Without benefits, pensions, or vacation time, these drivers are underpaid and underappreciated. Teamsters say union drivers make up to four times more money in net wages.

Ever since deregulation in the early 1980s, though, unions have had a tough time organizing independent owner-operators. By mimicking Vancouver and getting the Seattle Port Commission involved, Teamsters believe they can reform the entire industry -- an ingenious back-door approach that sidesteps the companies.

The Vancouver port's new rules do just that -- and it's working. One major trucking company, PRTI, at first refused to cooperate with the new licensing policy, according to Jamie Lamb, manager of government relations for the Vancouver Port Authority.

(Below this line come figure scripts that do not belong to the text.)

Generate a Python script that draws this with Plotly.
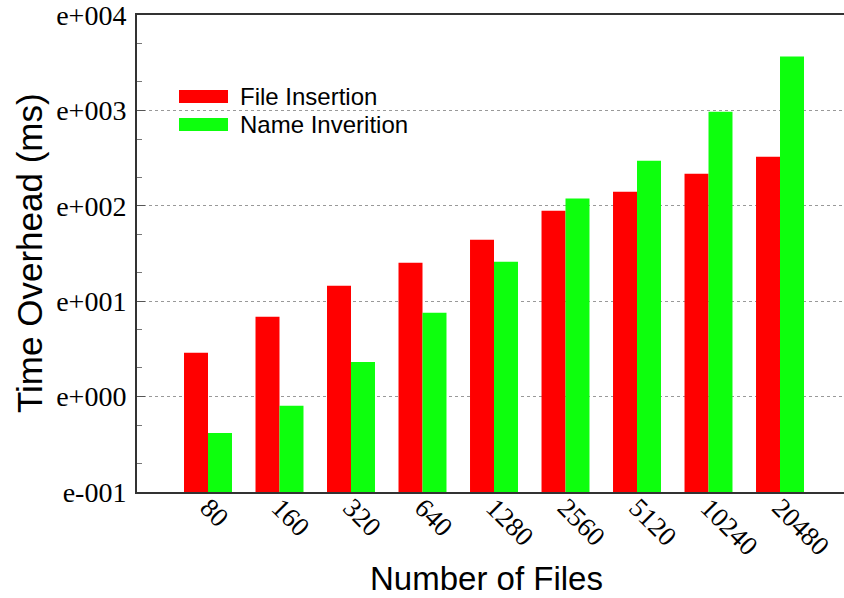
import plotly.graph_objects as go

# Number of files per run (category axis)
file_counts = ["80", "160", "320", "640", "1280", "2560", "5120", "10240", "20480"]

# Measured time overhead in milliseconds
file_insertion = [2.88, 6.86, 14.5, 25.3, 44.0, 89.0, 140.0, 217.0, 327.0]
name_inverition = [0.416, 0.80, 2.31, 7.55, 25.9, 119.0, 297.0, 971.0, 3665.0]

series_names = ["File Insertion", "Name Inverition"]
series_colors = ["#ff0000", "#0dff0d"]

# Log-axis tick labels
y_tickvals = [0.1, 1, 10, 100, 1000, 10000]
y_ticktext = ["e-001", "e+000", "e+001", "e+002", "e+003", "e+004"]
minor_vals = [m * 10 ** e for e in range(-1, 4) for m in (2, 5)]

W, H = 844, 598
L, R, T, B = 137, 0, 15, 106
pw, ph = W - L - R, H - T - B

fig = go.Figure()
for name, vals, col in zip(series_names, [file_insertion, name_inverition], series_colors):
    fig.add_trace(go.Bar(x=file_counts, y=vals, name=name, marker=dict(color=col, line=dict(width=0)),
                         showlegend=False))

serif = "Liberation Serif, Times New Roman, serif"
sans = "Liberation Sans, Arial, Helvetica, sans-serif"

fig.update_layout(
    width=W, height=H,
    margin=dict(l=L, r=R, t=T, b=B, autoexpand=False),
    paper_bgcolor="white", plot_bgcolor="white",
    barmode="group", bargap=0.329, bargroupgap=0,
    xaxis=dict(
        type="category", range=[-0.993, 8.895],
        showline=True, linecolor="#333333", linewidth=2, mirror=True,
        ticks="", showgrid=False, tickangle=45,
        ticklabelstandoff=-13,
        tickfont=dict(family=serif, size=27, color="black"),
    ),
    yaxis=dict(
        type="log", range=[-1.0003, 4.0003],
        tickvals=y_tickvals, ticktext=y_ticktext,
        showline=True, linecolor="#333333", linewidth=2,
        ticks="inside", ticklen=8, tickcolor="#555555", tickwidth=1,
        ticklabelstandoff=3, ticklabeloverflow="allow",
        showgrid=True, gridcolor="#999999", griddash="dot", gridwidth=1,
        zeroline=False,
        tickfont=dict(family=serif, size=28, color="black"),
        minor=dict(tickvals=minor_vals, ticks="inside", ticklen=5, tickcolor="#777777", showgrid=False),
    ),
)

# Axis titles
fig.add_annotation(text="Number of Files", xref="paper", yref="paper",
                   x=(486 - L) / pw, y=(H - B - 578) / ph, xanchor="center", yanchor="middle",
                   showarrow=False, font=dict(family=sans, size=33, color="black"))
fig.add_annotation(text="Time Overhead (ms)", xref="paper", yref="paper", textangle=-90,
                   x=(29 - L) / pw, y=(H - B - 253) / ph, xanchor="center", yanchor="middle",
                   showarrow=False, font=dict(family=sans, size=35, color="black"))

# Legend: wide colour swatches with labels
legend_rows = [(96.5, series_names[0], series_colors[0]), (124.5, series_names[1], series_colors[1])]
for yc, label, col in legend_rows:
    fig.add_shape(type="rect", xref="paper", yref="paper",
                  x0=(179 - L) / pw, x1=(228 - L) / pw,
                  y0=(H - B - (yc + 6.5)) / ph, y1=(H - B - (yc - 6.5)) / ph,
                  fillcolor=col, line=dict(width=0))
    fig.add_annotation(text=label, xref="paper", yref="paper",
                       x=(238 - L) / pw, y=(H - B - yc) / ph, xanchor="left", yanchor="middle",
                       showarrow=False, font=dict(family=sans, size=24, color="black"))

fig.write_html("out.html")
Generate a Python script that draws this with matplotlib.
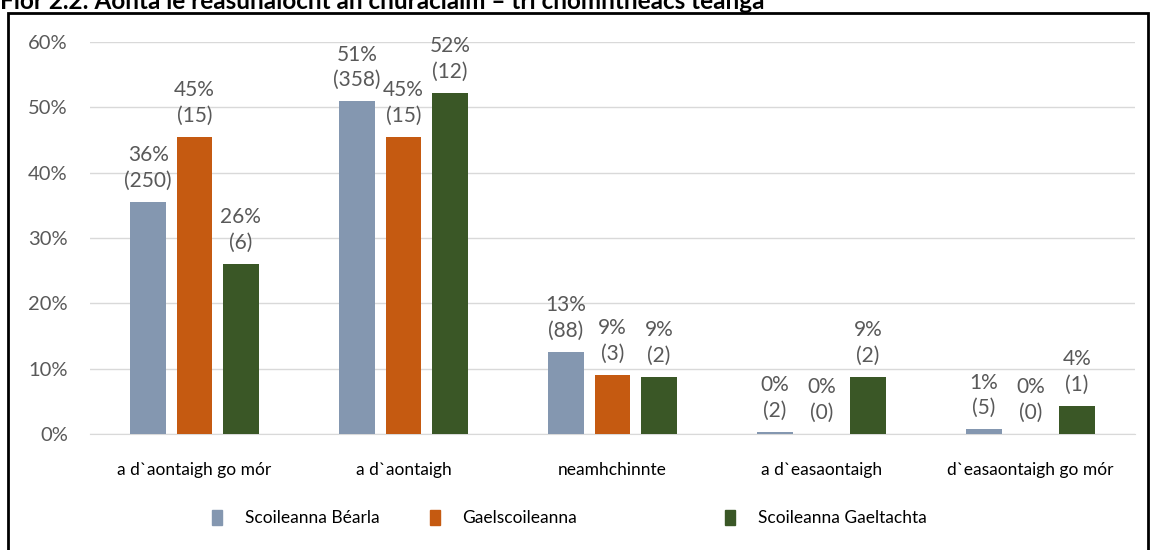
import matplotlib
matplotlib.use("Agg")
import matplotlib.pyplot as plt
from matplotlib.patches import Rectangle, Patch
import numpy as np

categories = ["a d`aontaigh go mór", "a d`aontaigh", "neamhchinnte",
              "a d`easaontaigh", "d`easaontaigh go mór"]
series_names = ["Scoileanna Béarla", "Gaelscoileanna", "Scoileanna Gaeltachta"]
bearla_pct = [35.56, 50.93, 12.52, 0.28, 0.71]
gaelscoil_pct = [45.45, 45.45, 9.09, 0.0, 0.0]
gaeltacht_pct = [26.09, 52.17, 8.70, 8.70, 4.35]
bearla_n = [250, 358, 88, 2, 5]
gaelscoil_n = [15, 15, 3, 0, 0]
gaeltacht_n = [6, 12, 2, 2, 1]
yticks = [0, 10, 20, 30, 40, 50, 60]
title = "Fíor 2.2: Aonta le réasúnaíocht an churaclaim – trí chomhthéacs teanga"

colors = ["#8497B0", "#C55A11", "#3A5726"]
plt.rcParams['font.family'] = ['Lato', 'DejaVu Sans']

fig = plt.figure(figsize=(11.5, 5.5), dpi=100)
ax = fig.add_axes([90/1150, 116/550, 1045/1150, 392/550])

x = np.arange(len(categories))
width = 0.172
offsets = [-0.222, 0.0, 0.222]
all_pct = [bearla_pct, gaelscoil_pct, gaeltacht_pct]
all_n = [bearla_n, gaelscoil_n, gaeltacht_n]
for i in range(3):
    bars = ax.bar(x + offsets[i], all_pct[i], width, color=colors[i],
                  edgecolor="none", zorder=3)
    for b, p, n in zip(bars, all_pct[i], all_n[i]):
        ax.annotate(f"{round(p):d}%\n({n})",
                    (b.get_x() + b.get_width() / 2, b.get_height()),
                    xytext=(0, 8), textcoords="offset points",
                    ha="center", va="bottom", fontsize=15, color="#595959",
                    linespacing=1.35, annotation_clip=False)

ax.set_xlim(-0.5, len(categories) - 0.5)
ax.set_ylim(0, 60)
ax.set_yticks(yticks)
ax.set_yticklabels([f"{t}%" for t in yticks])
ax.set_xticks(x)
ax.set_xticklabels(categories)
ax.tick_params(axis="y", length=0, pad=16, labelsize=14.5, labelcolor="#595959")
ax.tick_params(axis="x", length=0, pad=20, labelsize=12.5, labelcolor="black")
ax.grid(axis="y", color="#D9D9D9", linewidth=1, zorder=0)
for s in ["top", "right", "left"]:
    ax.spines[s].set_visible(False)
ax.spines["bottom"].set_color("#D9D9D9")
ax.set_axisbelow(True)

# legend entries (Excel-like uneven spacing)
leg_x = [196/1150, 414/1150, 709/1150]
for i in range(3):
    fig.legend(handles=[Patch(color=colors[i])], labels=[series_names[i]],
               loc="center left", bbox_to_anchor=(leg_x[i], 32/550),
               frameon=False, fontsize=12.5, handlelength=0.6,
               handleheight=1.0, handletextpad=1.3)

# outer frame
fig.patches.append(Rectangle((8/1150, -0.05), 1140/1150, 1.05 - 13/550,
                             transform=fig.transFigure, fill=False,
                             edgecolor="black", linewidth=2))

# title at top, partially cut as in the source
fig.text(0.0, 1 - 9/550, title, fontsize=17.5, fontweight="bold",
         ha="left", va="baseline", color="black")

fig.savefig("out.png", dpi=100)
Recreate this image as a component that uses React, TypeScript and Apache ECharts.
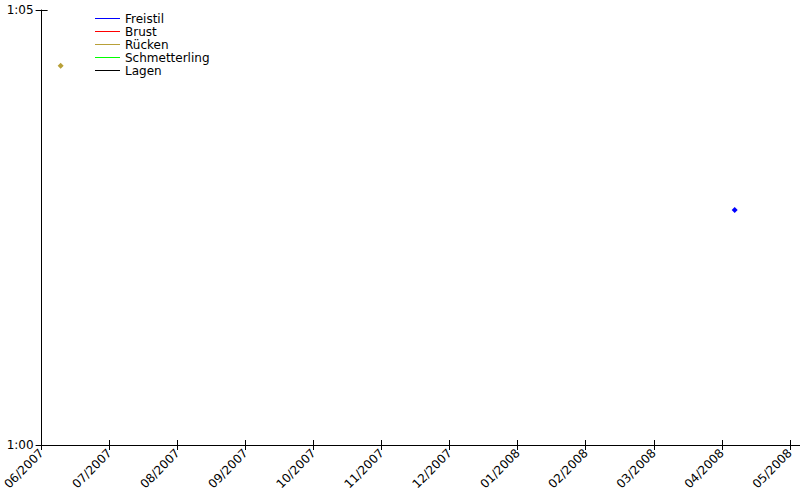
import React, { useEffect, useRef } from "react";
import * as echarts from "echarts";

const monthLabels = ["06/2007", "07/2007", "08/2007", "09/2007", "10/2007", "11/2007", "12/2007", "01/2008", "02/2008", "03/2008", "04/2008", "05/2008"];
const seriesNames = ["Freistil", "Brust", "Rücken", "Schmetterling", "Lagen"];
const seriesColors = ["#0000ff", "#ff0000", "#b8a038", "#00ff00", "#000000"];
// x: months since 06/2007, y: time in seconds
const freistilData = [[10.19, 62.7]];
const brustData: number[][] = [];
const rueckenData = [[0.28, 64.36]];
const schmetterlingData: number[][] = [];
const lagenData: number[][] = [];
const yTicks = [60, 65];

const allData = [freistilData, brustData, rueckenData, schmetterlingData, lagenData];
const tickIdx = monthLabels.map((_, i) => i);

const fmtTime = (v: number) => {
  const m = Math.floor(v / 60);
  const s = Math.round(v - m * 60);
  return `${m}:${String(s).padStart(2, "0")}`;
};

export default function App() {
  const ref = useRef<HTMLDivElement>(null);
  useEffect(() => {
    const chart = echarts.init(ref.current!, null, { renderer: "svg" });
    const font = "DejaVu Sans";
    const xBase = { type: "value", min: 0, max: 11.15, position: "bottom", splitLine: { show: false } };
    const yBase = { type: "value", min: 60, max: 65, interval: 5, position: "left", splitLine: { show: false } };
    const legendLeft = 95;
    const legendTop = 12;
    const rowH = 13;
    chart.setOption({
      animation: false,
      backgroundColor: "#ffffff",
      grid: { left: 41, right: 0, top: 10, bottom: 55 },
      legend: {
        orient: "vertical",
        left: legendLeft,
        top: legendTop,
        padding: 0,
        itemGap: 0,
        itemWidth: 25,
        itemHeight: 1,
        icon: "rect",
        itemStyle: { opacity: 0 },
        selectedMode: false,
        textStyle: { fontFamily: font, fontSize: 12, color: "#000", lineHeight: rowH },
        data: seriesNames,
      },
      graphic: seriesNames.map((n, i) => ({
        type: "line",
        silent: true,
        shape: {
          x1: legendLeft,
          y1: legendTop + rowH * i + 6.5,
          x2: legendLeft + 25,
          y2: legendTop + rowH * i + 6.5,
        },
        style: { stroke: seriesColors[i], lineWidth: 1 },
      })),
      xAxis: [
        {
          ...xBase,
          axisLine: { show: true, lineStyle: { color: "#000", width: 1 } },
          axisTick: { show: true, inside: false, length: 5, lineStyle: { color: "#000" }, customValues: tickIdx },
          axisLabel: {
            show: true,
            rotate: 45,
            margin: 6,
            fontFamily: font,
            fontSize: 12,
            color: "#000",
            customValues: tickIdx,
            formatter: (v: number) => monthLabels[Math.round(v)] ?? "",
          },
        },
        {
          ...xBase,
          axisLine: { show: false },
          axisTick: { show: true, inside: true, length: 5, lineStyle: { color: "#000" }, customValues: tickIdx },
          axisLabel: { show: false },
        },
      ],
      yAxis: [
        {
          ...yBase,
          axisLine: { show: true, lineStyle: { color: "#000", width: 1 } },
          axisTick: { show: true, inside: false, length: 6, lineStyle: { color: "#000" }, customValues: yTicks },
          axisLabel: {
            show: true,
            margin: 8,
            fontFamily: font,
            fontSize: 12,
            color: "#000",
            customValues: yTicks,
            formatter: (v: number) => fmtTime(v),
          },
        },
        {
          ...yBase,
          axisLine: { show: false },
          axisTick: { show: true, inside: true, length: 6, lineStyle: { color: "#000" }, customValues: yTicks },
          axisLabel: { show: false },
        },
      ],
      series: seriesNames.map((n, i) => ({
        name: n,
        type: "line",
        xAxisIndex: 0,
        yAxisIndex: 0,
        data: allData[i],
        symbol: "diamond",
        symbolSize: 6,
        showSymbol: true,
        color: seriesColors[i],
        lineStyle: { color: seriesColors[i], width: 1 },
        itemStyle: { color: seriesColors[i] },
      })),
    });
    return () => chart.dispose();
  }, []);
  return <div ref={ref} style={{ width: 800, height: 500, position: "absolute", left: 0, top: 0 }} />;
}
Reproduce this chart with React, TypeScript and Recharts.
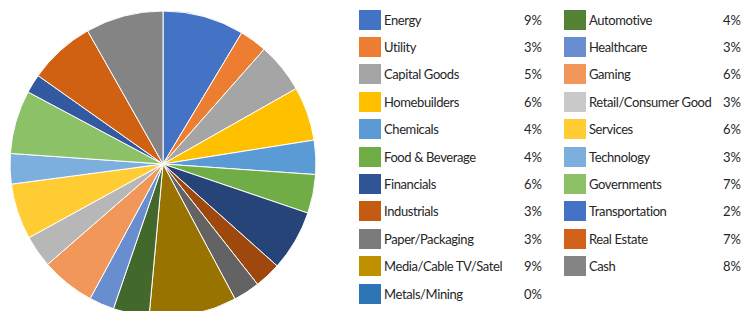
import React from "react";
import { PieChart, Pie, Cell, Legend } from "recharts";

const categories = [
  "Energy", "Utility", "Capital Goods", "Homebuilders", "Chemicals", "Food & Beverage",
  "Financials", "Industrials", "Paper/Packaging", "Media/Cable TV/Satel", "Metals/Mining",
  "Automotive", "Healthcare", "Gaming", "Retail/Consumer Good", "Services", "Technology",
  "Governments", "Transportation", "Real Estate", "Cash",
];
const values = [
  8.6, 2.9, 5.3, 5.7, 3.6, 4.1, 6.4, 2.8, 2.8, 9.25, 0,
  3.8, 2.65, 5.7, 3.4, 5.9, 3.2, 6.7, 2.0, 7.0, 8.2,
];
const percentLabels = [
  "9%", "3%", "5%", "6%", "4%", "4%", "6%", "3%", "3%", "9%", "0%",
  "4%", "3%", "6%", "3%", "6%", "3%", "7%", "2%", "7%", "8%",
];

const sliceColors = [
  "#4472C4", "#ED7D31", "#A5A5A5", "#FFC000", "#5B9BD5", "#70AD47",
  "#264478", "#9E480E", "#636363", "#997300", "#255E91",
  "#43682B", "#698ED0", "#F1975A", "#B7B7B7", "#FFCD33", "#7CAFDD",
  "#8CC168", "#3359A0", "#D06012", "#848484",
];
const legendColors = [
  "#4472C4", "#ED7D31", "#A5A5A5", "#FFC000", "#5B9BD5", "#70AD47",
  "#2F5597", "#C55A11", "#7B7B7B", "#BF9000", "#2E75B6",
  "#548235", "#698ED0", "#F1975A", "#C9C9C9", "#FFCD33", "#7CAFDD",
  "#8CC168", "#4472C4", "#D2611C", "#848484",
];

const data = categories.map((name, i) => ({ name, value: values[i] }));

const FONT = "Lato, 'Open Sans', sans-serif";

function LegendContent() {
  const rowH = 27.4;
  const cols = [
    { sq: 359, text: 384, pctRight: 542, start: 0, count: 11 },
    { sq: 564, text: 589, pctRight: 741, start: 11, count: 10 },
  ];
  return (
    <div style={{ position: "relative", width: 741, height: 311, fontFamily: FONT, fontSize: 13, color: "#262626" }}>
      {cols.map((c) =>
        Array.from({ length: c.count }).map((_, j) => {
          const i = c.start + j;
          const cy = 19.5 + j * rowH;
          return (
            <React.Fragment key={i}>
              <div style={{ position: "absolute", left: c.sq, top: cy - 10, width: 22, height: 20, background: legendColors[i] }} />
              <div style={{ position: "absolute", left: c.text, top: cy - 9, lineHeight: "18px", whiteSpace: "nowrap", letterSpacing: "-0.4px" }}>{categories[i]}</div>
              <div style={{ position: "absolute", right: 741 - c.pctRight, top: cy - 9, lineHeight: "18px", whiteSpace: "nowrap" }}>{percentLabels[i]}</div>
            </React.Fragment>
          );
        })
      )}
    </div>
  );
}

export default function App() {
  return (
    <div style={{ position: "absolute", left: 0, top: 0, width: 741, height: 311, background: "#fff" }}>
      <PieChart width={741} height={311} margin={{ top: 0, right: 0, bottom: 0, left: 0 }}>
        <Pie
          data={data}
          dataKey="value"
          nameKey="name"
          cx={163}
          cy={164}
          outerRadius={153}
          startAngle={90}
          endAngle={-270}
          stroke="#ffffff"
          strokeWidth={1}
          isAnimationActive={false}
        >
          {data.map((d, i) => (
            <Cell key={d.name} fill={sliceColors[i]} />
          ))}
        </Pie>
        <Legend content={<LegendContent />} wrapperStyle={{ left: 0, top: 0, width: 741, height: 311 }} />
      </PieChart>
    </div>
  );
}
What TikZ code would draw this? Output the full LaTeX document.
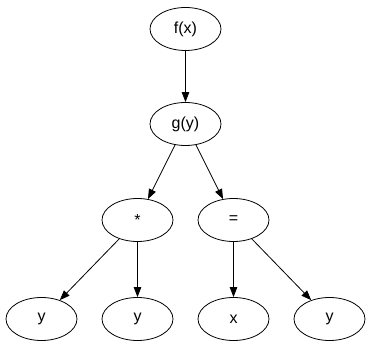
\documentclass[tikz,border=0pt]{standalone}
\usepackage{fontspec}
\setmainfont{Liberation Sans}
\usetikzlibrary{shapes.geometric,arrows.meta}
\begin{document}
\begin{tikzpicture}[x=1pt,y=1pt,
  tnode/.style={draw=black, line width=0.8pt, ellipse, minimum width=71pt, minimum height=43pt, inner sep=0pt, font=\fontsize{16}{18}\selectfont},
  edge/.style={draw=black, line width=0.8pt, -{Triangle[length=10pt,width=7.5pt]}}]
\useasboundingbox (0,0) rectangle (371,347);
\node[tnode] (f) at (185.5,318) {f(x)};
\node[tnode] (g) at (185.5,223) {g(y)};
\node[tnode] (m) at (137.5,127) {*};
\node[tnode] (e) at (233.5,127) {=};
\node[tnode] (y1) at (41.5,28) {y};
\node[tnode] (y2) at (137.5,28) {y};
\node[tnode] (x) at (233.5,28) {x};
\node[tnode] (y3) at (329.5,28) {y};
\draw[edge] (f) -- (g);
\draw[edge] (g) -- (m);
\draw[edge] (g) -- (e);
\draw[edge] (m) -- (y1);
\draw[edge] (m) -- (y2);
\draw[edge] (e) -- (x);
\draw[edge] (e) -- (y3);
\end{tikzpicture}
\end{document}
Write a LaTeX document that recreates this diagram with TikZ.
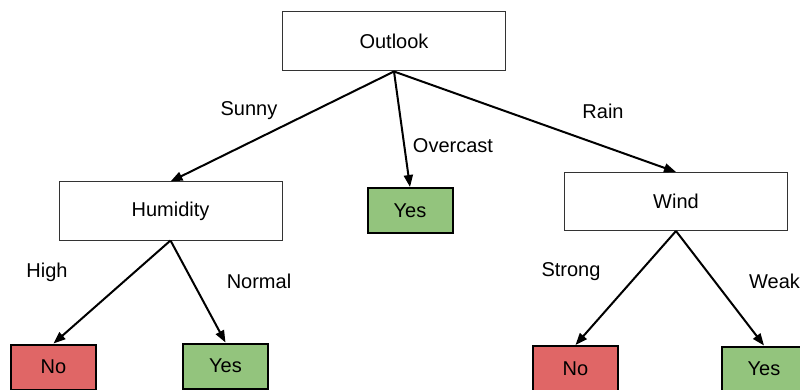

After that company was denied the right to operate out of the port, it quickly relented. "We are changing the way the industry does business to a certain extent," Lamb says.

Furthermore, if the truck drivers at the Vancouver port do not believe they are getting a fair wage from companies that are already licensed, they can complain to the Port Authority, which promises to investigate problems diligently.

Vancouver is Seattle and Tacoma's sister port. A three-week walkout that started in Vancouver in mid-July helped serve as a catalyst for a job action that occurred in both cities in mid-August. Now Hickey is hoping Vancouver's victory will spill over into Seattle's port as well, forcing some radical, pro-union reform from the Port Commission. His union has produced a list of demands, the so-called 10 Points of Justice. Instead of indirectly seeking more union members, the Teamsters are demanding instant, industry-wide union recognition for owner-operators. That involves fair wages, job security, pensions, and benefits like health coverage and unemployment insurance.

If the Port Commission won't cooperate, Hickey says, the union will carry out a guerrilla approach to disrupt business at the Seattle port. This includes "surgical strikes" against individual trucking companies or at individual terminals. "This is a strategic approach," he says. "[We want] to keep continued pressure on the ship lines and rail lines. We have to be smarter to keep up the long-term pressure." A full-fledged strike can't be sustained since the Teamsters only represent a small portion of truckers at the port, and since owner-operators can't afford to lose wages for too many consecutive days.

Hickey's threats may be falling on deaf ears. Seattle's port commissioners, while sympathetic to independent owner-operators, would rather stay out of it. They seem to see the drivers' concerns as a fight that should really take place between unions and the rest of the trucking industry. At the last Seattle Port Commission meeting, Chief Administrative Officer Tom Tierney provided a legal rationale for not getting involved. "Our in-house council believes that we have no authority to do many of the things we were asked to do," he told commissioners.

Instead, Tierney and Steve Sewell, the port's managing director of the marine division, provided updates on a plan for improving efficiency at the port. This isn't a totally unrelated issue. Independent owner-operators don't get paid by the hour, they get paid by the haul. The truckers are losing a lot of money at the port just waiting in line.

Hickey left the meeting disappointed but unswayed. "We aren't opposed to any methods to improve the efficiency of the dock system," he said. [But the commission] is only patting itself on the back and saying things are getting better. We need the 10 Points of Justice, not a Band-Aid fix."